═════ Dataset content ═════

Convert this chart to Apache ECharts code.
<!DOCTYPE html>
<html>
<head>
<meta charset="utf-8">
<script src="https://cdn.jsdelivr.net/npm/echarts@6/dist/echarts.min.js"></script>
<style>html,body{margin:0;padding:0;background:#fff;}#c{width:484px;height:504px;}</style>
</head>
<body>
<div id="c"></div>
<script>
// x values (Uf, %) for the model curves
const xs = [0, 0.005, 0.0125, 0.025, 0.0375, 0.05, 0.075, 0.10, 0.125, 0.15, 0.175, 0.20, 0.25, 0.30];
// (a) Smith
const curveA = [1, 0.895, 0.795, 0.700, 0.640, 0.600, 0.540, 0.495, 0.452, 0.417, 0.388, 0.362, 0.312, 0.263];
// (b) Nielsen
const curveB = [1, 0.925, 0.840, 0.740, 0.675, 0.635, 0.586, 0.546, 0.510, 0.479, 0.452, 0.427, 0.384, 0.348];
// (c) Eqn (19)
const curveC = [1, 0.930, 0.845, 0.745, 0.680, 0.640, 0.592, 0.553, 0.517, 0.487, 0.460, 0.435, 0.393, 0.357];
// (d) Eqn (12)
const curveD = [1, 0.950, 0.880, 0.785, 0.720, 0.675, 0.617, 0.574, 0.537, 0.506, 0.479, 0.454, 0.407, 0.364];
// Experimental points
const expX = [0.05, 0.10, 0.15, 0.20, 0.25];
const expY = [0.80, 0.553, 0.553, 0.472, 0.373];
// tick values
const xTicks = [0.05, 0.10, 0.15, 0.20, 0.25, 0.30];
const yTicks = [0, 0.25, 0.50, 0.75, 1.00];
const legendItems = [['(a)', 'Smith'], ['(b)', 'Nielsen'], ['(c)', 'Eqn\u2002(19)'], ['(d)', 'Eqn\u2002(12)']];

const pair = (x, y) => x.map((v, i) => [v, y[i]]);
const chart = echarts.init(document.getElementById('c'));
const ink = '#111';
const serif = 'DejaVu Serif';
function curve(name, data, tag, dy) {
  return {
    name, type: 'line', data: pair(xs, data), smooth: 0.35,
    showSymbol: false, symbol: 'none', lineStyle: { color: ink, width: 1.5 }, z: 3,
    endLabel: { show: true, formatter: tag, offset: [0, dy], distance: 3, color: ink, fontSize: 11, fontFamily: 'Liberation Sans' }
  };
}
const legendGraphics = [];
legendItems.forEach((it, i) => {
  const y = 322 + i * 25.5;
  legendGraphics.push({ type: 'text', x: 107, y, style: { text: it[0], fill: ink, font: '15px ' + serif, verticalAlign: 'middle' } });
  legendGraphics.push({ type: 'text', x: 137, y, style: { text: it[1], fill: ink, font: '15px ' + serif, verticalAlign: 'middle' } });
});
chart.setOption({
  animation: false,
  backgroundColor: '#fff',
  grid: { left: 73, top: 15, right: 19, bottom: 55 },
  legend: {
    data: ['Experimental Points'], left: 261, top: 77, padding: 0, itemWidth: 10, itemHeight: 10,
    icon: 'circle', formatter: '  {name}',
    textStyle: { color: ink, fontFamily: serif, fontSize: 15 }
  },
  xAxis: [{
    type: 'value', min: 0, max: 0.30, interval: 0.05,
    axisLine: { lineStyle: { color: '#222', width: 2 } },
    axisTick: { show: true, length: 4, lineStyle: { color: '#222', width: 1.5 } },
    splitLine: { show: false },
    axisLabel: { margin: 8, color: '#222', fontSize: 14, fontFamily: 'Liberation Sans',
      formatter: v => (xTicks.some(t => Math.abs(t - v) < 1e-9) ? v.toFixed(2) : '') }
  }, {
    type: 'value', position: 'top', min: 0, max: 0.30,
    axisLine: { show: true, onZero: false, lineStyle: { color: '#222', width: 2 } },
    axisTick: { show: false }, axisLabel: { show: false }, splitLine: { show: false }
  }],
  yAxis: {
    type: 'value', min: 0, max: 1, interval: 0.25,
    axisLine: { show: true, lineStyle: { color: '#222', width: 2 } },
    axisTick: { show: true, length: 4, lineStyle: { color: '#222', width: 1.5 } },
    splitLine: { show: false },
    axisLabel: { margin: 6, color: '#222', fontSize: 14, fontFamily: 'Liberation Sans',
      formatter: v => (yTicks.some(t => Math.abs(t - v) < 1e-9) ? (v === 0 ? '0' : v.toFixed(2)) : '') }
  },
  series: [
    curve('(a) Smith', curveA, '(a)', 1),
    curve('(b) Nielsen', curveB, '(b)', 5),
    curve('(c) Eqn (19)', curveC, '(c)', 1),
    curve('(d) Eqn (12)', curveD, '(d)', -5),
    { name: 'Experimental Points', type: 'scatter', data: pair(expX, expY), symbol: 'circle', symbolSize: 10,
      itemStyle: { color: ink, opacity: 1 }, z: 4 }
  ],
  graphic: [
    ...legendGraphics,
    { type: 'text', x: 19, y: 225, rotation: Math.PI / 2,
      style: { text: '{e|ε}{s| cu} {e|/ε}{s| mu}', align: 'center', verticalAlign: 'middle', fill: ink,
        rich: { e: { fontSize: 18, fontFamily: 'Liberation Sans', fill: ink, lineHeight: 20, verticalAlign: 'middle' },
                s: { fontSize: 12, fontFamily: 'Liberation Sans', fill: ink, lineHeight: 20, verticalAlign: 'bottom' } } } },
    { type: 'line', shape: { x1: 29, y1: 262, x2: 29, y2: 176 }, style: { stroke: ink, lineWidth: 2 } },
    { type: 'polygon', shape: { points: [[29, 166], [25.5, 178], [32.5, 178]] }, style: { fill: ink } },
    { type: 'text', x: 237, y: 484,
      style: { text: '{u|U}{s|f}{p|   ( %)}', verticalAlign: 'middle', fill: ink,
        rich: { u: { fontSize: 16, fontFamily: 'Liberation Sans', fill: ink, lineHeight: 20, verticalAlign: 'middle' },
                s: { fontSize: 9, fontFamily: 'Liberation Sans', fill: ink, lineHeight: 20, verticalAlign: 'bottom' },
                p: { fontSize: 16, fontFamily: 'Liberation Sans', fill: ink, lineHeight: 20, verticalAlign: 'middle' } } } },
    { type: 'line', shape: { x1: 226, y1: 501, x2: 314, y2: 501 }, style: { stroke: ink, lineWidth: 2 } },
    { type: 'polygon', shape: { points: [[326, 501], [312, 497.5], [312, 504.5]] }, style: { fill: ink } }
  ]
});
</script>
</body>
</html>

═════

• To do: All of the data shown above must be copied exactly.

• Result of the exercise:
Convert this chart to Apache ECharts code.
<!DOCTYPE html>
<html>
<head>
<meta charset="utf-8">
<script src="https://cdn.jsdelivr.net/npm/echarts@6/dist/echarts.min.js"></script>
<style>html,body{margin:0;padding:0;background:#fff;}#c{width:484px;height:504px;}</style>
</head>
<body>
<div id="c"></div>
<script>
// x values (Uf, %) for the model curves
const xs = [0, 0.005, 0.0125, 0.025, 0.0375, 0.05, 0.075, 0.10, 0.125, 0.15, 0.175, 0.20, 0.25, 0.30];
// (a) Smith
const curveA = [1, 0.895, 0.795, 0.700, 0.640, 0.600, 0.540, 0.495, 0.452, 0.417, 0.388, 0.362, 0.312, 0.263];
// (b) Nielsen
const curveB = [1, 0.925, 0.840, 0.740, 0.675, 0.635, 0.586, 0.546, 0.510, 0.479, 0.452, 0.427, 0.384, 0.348];
// (c) Eqn (19)
const curveC = [1, 0.930, 0.845, 0.745, 0.680, 0.640, 0.592, 0.553, 0.517, 0.487, 0.460, 0.435, 0.393, 0.357];
// (d) Eqn (12)
const curveD = [1, 0.950, 0.880, 0.785, 0.720, 0.675, 0.617, 0.574, 0.537, 0.506, 0.479, 0.454, 0.407, 0.364];
// Experimental points
const expX = [0.05, 0.10, 0.15, 0.20, 0.25];
const expY = [0.80, 0.553, 0.553, 0.472, 0.373];
// tick values
const xTicks = [0.05, 0.10, 0.15, 0.20, 0.25, 0.30];
const yTicks = [0, 0.25, 0.50, 0.75, 1.00];
const legendItems = [['(a)', 'Smith'], ['(b)', 'Nielsen'], ['(c)', 'Eqn\u2002(19)'], ['(d)', 'Eqn\u2002(12)']];

const pair = (x, y) => x.map((v, i) => [v, y[i]]);
const chart = echarts.init(document.getElementById('c'));
const ink = '#111';
const serif = 'DejaVu Serif';
function curve(name, data, tag, dy) {
  return {
    name, type: 'line', data: pair(xs, data), smooth: 0.35,
    showSymbol: false, symbol: 'none', lineStyle: { color: ink, width: 1.5 }, z: 3,
    endLabel: { show: true, formatter: tag, offset: [0, dy], distance: 3, color: ink, fontSize: 11, fontFamily: 'Liberation Sans' }
  };
}
const legendGraphics = [];
legendItems.forEach((it, i) => {
  const y = 322 + i * 25.5;
  legendGraphics.push({ type: 'text', x: 107, y, style: { text: it[0], fill: ink, font: '15px ' + serif, verticalAlign: 'middle' } });
  legendGraphics.push({ type: 'text', x: 137, y, style: { text: it[1], fill: ink, font: '15px ' + serif, verticalAlign: 'middle' } });
});
chart.setOption({
  animation: false,
  backgroundColor: '#fff',
  grid: { left: 73, top: 15, right: 19, bottom: 55 },
  legend: {
    data: ['Experimental Points'], left: 261, top: 77, padding: 0, itemWidth: 10, itemHeight: 10,
    icon: 'circle', formatter: '  {name}',
    textStyle: { color: ink, fontFamily: serif, fontSize: 15 }
  },
  xAxis: [{
    type: 'value', min: 0, max: 0.30, interval: 0.05,
    axisLine: { lineStyle: { color: '#222', width: 2 } },
    axisTick: { show: true, length: 4, lineStyle: { color: '#222', width: 1.5 } },
    splitLine: { show: false },
    axisLabel: { margin: 8, color: '#222', fontSize: 14, fontFamily: 'Liberation Sans',
      formatter: v => (xTicks.some(t => Math.abs(t - v) < 1e-9) ? v.toFixed(2) : '') }
  }, {
    type: 'value', position: 'top', min: 0, max: 0.30,
    axisLine: { show: true, onZero: false, lineStyle: { color: '#222', width: 2 } },
    axisTick: { show: false }, axisLabel: { show: false }, splitLine: { show: false }
  }],
  yAxis: {
    type: 'value', min: 0, max: 1, interval: 0.25,
    axisLine: { show: true, lineStyle: { color: '#222', width: 2 } },
    axisTick: { show: true, length: 4, lineStyle: { color: '#222', width: 1.5 } },
    splitLine: { show: false },
    axisLabel: { margin: 6, color: '#222', fontSize: 14, fontFamily: 'Liberation Sans',
      formatter: v => (yTicks.some(t => Math.abs(t - v) < 1e-9) ? (v === 0 ? '0' : v.toFixed(2)) : '') }
  },
  series: [
    curve('(a) Smith', curveA, '(a)', 1),
    curve('(b) Nielsen', curveB, '(b)', 5),
    curve('(c) Eqn (19)', curveC, '(c)', 1),
    curve('(d) Eqn (12)', curveD, '(d)', -5),
    { name: 'Experimental Points', type: 'scatter', data: pair(expX, expY), symbol: 'circle', symbolSize: 10,
      itemStyle: { color: ink, opacity: 1 }, z: 4 }
  ],
  graphic: [
    ...legendGraphics,
    { type: 'text', x: 19, y: 225, rotation: Math.PI / 2,
      style: { text: '{e|ε}{s| cu} {e|/ε}{s| mu}', align: 'center', verticalAlign: 'middle', fill: ink,
        rich: { e: { fontSize: 18, fontFamily: 'Liberation Sans', fill: ink, lineHeight: 20, verticalAlign: 'middle' },
                s: { fontSize: 12, fontFamily: 'Liberation Sans', fill: ink, lineHeight: 20, verticalAlign: 'bottom' } } } },
    { type: 'line', shape: { x1: 29, y1: 262, x2: 29, y2: 176 }, style: { stroke: ink, lineWidth: 2 } },
    { type: 'polygon', shape: { points: [[29, 166], [25.5, 178], [32.5, 178]] }, style: { fill: ink } },
    { type: 'text', x: 237, y: 484,
      style: { text: '{u|U}{s|f}{p|   ( %)}', verticalAlign: 'middle', fill: ink,
        rich: { u: { fontSize: 16, fontFamily: 'Liberation Sans', fill: ink, lineHeight: 20, verticalAlign: 'middle' },
                s: { fontSize: 9, fontFamily: 'Liberation Sans', fill: ink, lineHeight: 20, verticalAlign: 'bottom' },
                p: { fontSize: 16, fontFamily: 'Liberation Sans', fill: ink, lineHeight: 20, verticalAlign: 'middle' } } } },
    { type: 'line', shape: { x1: 226, y1: 501, x2: 314, y2: 501 }, style: { stroke: ink, lineWidth: 2 } },
    { type: 'polygon', shape: { points: [[326, 501], [312, 497.5], [312, 504.5]] }, style: { fill: ink } }
  ]
});
</script>
</body>
</html>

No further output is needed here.